Plants are also allowed to grow toward the window since the several plants in the pot fill out on the opposite side.

A window garden may be any size, large or small, but if it is built around an African violet collection, it should be well lighted, preferably by a northern or eastern exposure.

Most plants need plenty of light, especially African violets, but they do not want direct sunlight. 

However, a little winter sunlight is beneficial and will promote growth for all the plants and encourage the African violet to bloom more profusely.

Extremes in temperature are not desirable. If the room is hot and the air dry. the plants will not prosper.

African violets also tend to drop their buds prematurely under such conditions or if the air is stale. A room temperature range from 65° to 75° degrees Fahrenheit seems excellent.

I have more consistent success when all the plants in my window garden are potted in the same general container style.

In this way, they all need watering about the same time, and I give them more regular care.

Related: Grow African Violets

For Beauty’s Sake

Decorative pots are used, and each is equipped with a wick. For several years now. I have used wick watering exclusively.

First, probably because I am a little lazy, and second. because my plants seem to like it. Then. too.

I am often away from home for several days at a time, and my wick-watered plant’s art is then more easily cared for by someone less familiar with their needs.

All there is to water them is to fill the little reservoir under the pot.

If you decide to try wick-watering, allow the soil to dry a little now and then, and water from the top every so often to wash out any accumulation of fertilizer salts.

There are several good wick watering type pots on the market, but you can also purchase glass wicks and make your own.

If you use ordinary pots rather than wick-watered containers, proper watering will have much to do with the success of your garden.

For best results, water regularly with tepid or warm water, never cold water, and pour the excess water from the saucer.

Plants should be inspected daily, and the soil kept only slightly moist to the touch.

Any loose, porous soil with a high organic content may be used with good results. I added some “Sponge Rok” and chicken-grade charcoal.

This will provide better drainage and aeration. Don’t use too fine or too heavy soil, for it will pack down when you water, as it will be a soggy mass.

Whatever the pot or soil, plants should be well fed to produce luxuriant foliage and good bloom.
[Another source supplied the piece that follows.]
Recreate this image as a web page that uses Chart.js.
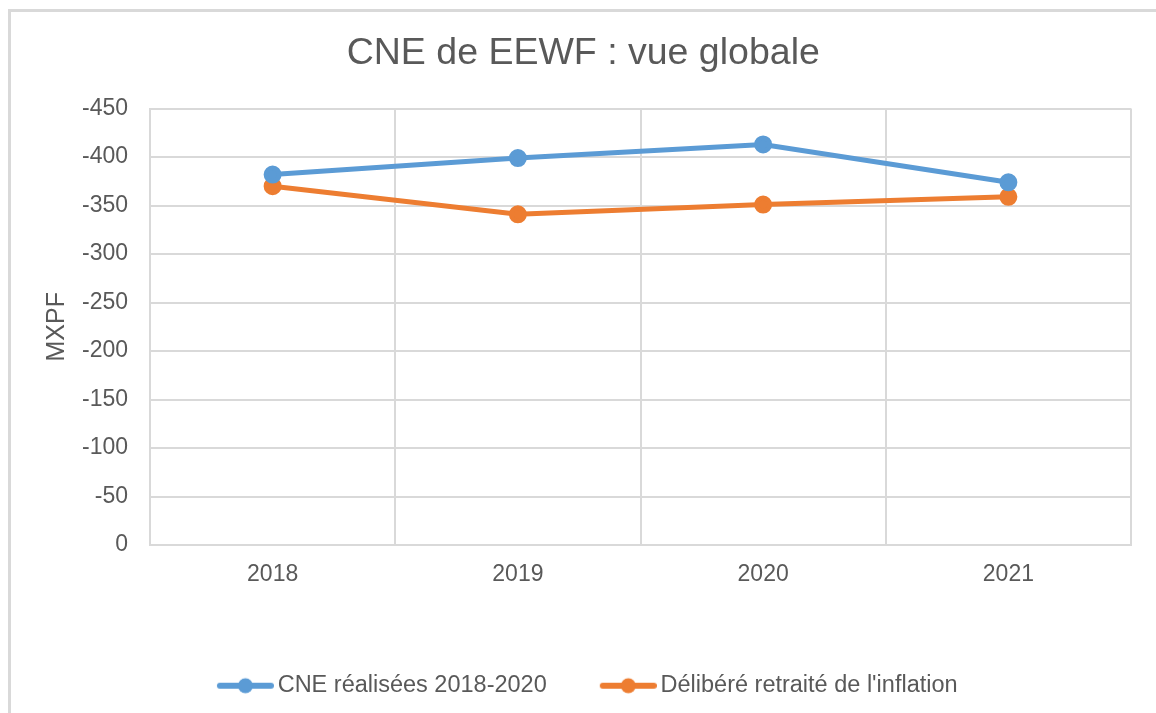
<!DOCTYPE html>
<html lang="fr">
<head>
<meta charset="utf-8">
<title>CNE de EEWF : vue globale</title>
<script src="https://cdn.jsdelivr.net/npm/chart.js@4"></script>
<style>
  html, body { margin: 0; padding: 0; background: #fff; }
  canvas { display: block; }
</style>
</head>
<body>
<canvas id="myChart" width="1156" height="713"></canvas>
<script>
const years = ["2018", "2019", "2020", "2021"];
const cneRealisees = [-382, -399, -413, -374];
const delibereRetraite = [-370, -341, -351, -359];
const seriesNames = ["CNE réalisées 2018-2020", "Délibéré retraité de l'inflation"];
const seriesColors = ["#5b9bd5", "#ed7d31"];
const yMin = -450;
const yMax = 0;
const yStep = 50;

const fontFamily = "'Liberation Sans', Arial, sans-serif";
const textColor = "#595959";
const gridColor = "#d9d9d9";

// little line + dot icon, like the Excel legend
const makeLegendIcon = (color) => {
  const icon = document.createElement("canvas");
  icon.width = 73;
  icon.height = 20;
  const c = icon.getContext("2d");
  c.strokeStyle = color;
  c.lineWidth = 6;
  c.lineCap = "round";
  c.beginPath();
  c.moveTo(19, 10);
  c.lineTo(70, 10);
  c.stroke();
  c.fillStyle = color;
  c.beginPath();
  c.arc(44.5, 10, 7.5, 0, Math.PI * 2);
  c.fill();
  return icon;
};
const legendIcons = seriesColors.map(makeLegendIcon);

const outerBorder = {
  id: "outerBorder",
  beforeDraw(chart) {
    const c = chart.ctx;
    c.save();
    c.fillStyle = "#fff";
    c.fillRect(0, 0, chart.width, chart.height);
    c.strokeStyle = gridColor;
    c.lineWidth = 3;
    c.strokeRect(9.5, 10.5, 2000, 2000);
    c.restore();
  },
};

const ctx = document.getElementById("myChart");

new Chart(ctx, {
  type: "line",
  data: {
    labels: years,
    datasets: [
      {
        label: seriesNames[0],
        data: cneRealisees,
        borderColor: seriesColors[0],
        backgroundColor: seriesColors[0],
        borderWidth: 5,
        pointRadius: 6.5,
        pointHoverRadius: 6.5,
        tension: 0,
      },
      {
        label: seriesNames[1],
        data: delibereRetraite,
        borderColor: seriesColors[1],
        backgroundColor: seriesColors[1],
        borderWidth: 5,
        pointRadius: 6.5,
        pointHoverRadius: 6.5,
        tension: 0,
      },
    ],
  },
  options: {
    responsive: false,
    animation: false,
    layout: {
      padding: { left: 35.5, right: 25, top: 0, bottom: 5.5 },
    },
    scales: {
      x: {
        offset: true,
        grid: { offset: true, color: gridColor, lineWidth: 2, drawTicks: false },
        border: { color: gridColor, width: 2 },
        ticks: {
          color: textColor,
          padding: 16,
          font: { family: fontFamily, size: 23 },
        },
        afterFit: (scale) => {
          scale.height = 84;
        },
      },
      y: {
        reverse: true,
        min: yMin,
        max: yMax,
        grid: { color: gridColor, lineWidth: 2, drawTicks: false },
        border: { color: gridColor, width: 2 },
        ticks: {
          stepSize: yStep,
          color: textColor,
          padding: 22,
          font: { family: fontFamily, size: 23 },
        },
        title: {
          display: true,
          text: "MXPF",
          color: textColor,
          padding: { top: 6.5, bottom: 0 },
          font: { family: fontFamily, size: 25 },
        },
        afterFit: (scale) => {
          scale.width = 114.5;
        },
      },
    },
    plugins: {
      title: {
        display: true,
        text: "CNE de EEWF : vue globale",
        color: textColor,
        padding: { top: 31.5, bottom: 32.1 },
        font: { family: fontFamily, size: 37.5, weight: "normal" },
      },
      legend: {
        position: "bottom",
        labels: {
          usePointStyle: true,
          pointStyleWidth: 57,
          padding: 45,
          color: textColor,
          font: { family: fontFamily, size: 23.5 },
          generateLabels: (chart) => {
            const items = Chart.defaults.plugins.legend.labels.generateLabels(chart);
            items.forEach((item) => {
              item.pointStyle = legendIcons[item.datasetIndex];
            });
            return items;
          },
        },
      },
      tooltip: { enabled: false },
    },
  },
  plugins: [outerBorder],
});
</script>
</body>
</html>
Feed a reasonable amount of any well-balanced, completely soluble fertilizer at the top of the soil every two weeks.

Your window garden will remain beautiful and be a constant pleasure.

“Why a window garden?” is a question I often ask. “Don’t you want to grow petunias? zinnias or roses in the yard anymore?”

Garden Spots

Of course, I do, for I have a small back-door garden spot I love where I work many happy hours.

Then when I am tired, I enter the cool shade of our enclosed porch and enjoy my plant window.

I am content to sit, to forget the hot sun, the worry about watering with the hose for hours each evening, the struggle with bugs, and many other trials and tribulations I have weathered in my years of outdoor gardening.

A window garden has much to recommend it for; as an armchair gardener, you can have all the thrill of growing things without the real hard work.

And a window garden may be completely redone anytime the arrangement is not pleasing.

You do not have to wait for fall or spring; you can start remaking or rearranging it anytime the urge overtakes you.

It seems all necessary to have a successful indoor garden is a careful selection of plants that will live happily in the exposure you wish to grow them in.

It is a good idea to know your window first, then plan the type of window garden that will give the most successive bloom and growth throughout the year.

Why a window garden? Because its joy is constant, the plants growing there will provide freshness and color during the drab days of winter as well as the hot, sunny summer.

Window plants will bring hours of pleasure and contentment. The seasons change, and outside flowers come and go, but a window garden filled with attractive plants and African violets will bloom on, come snow or slimmer showers.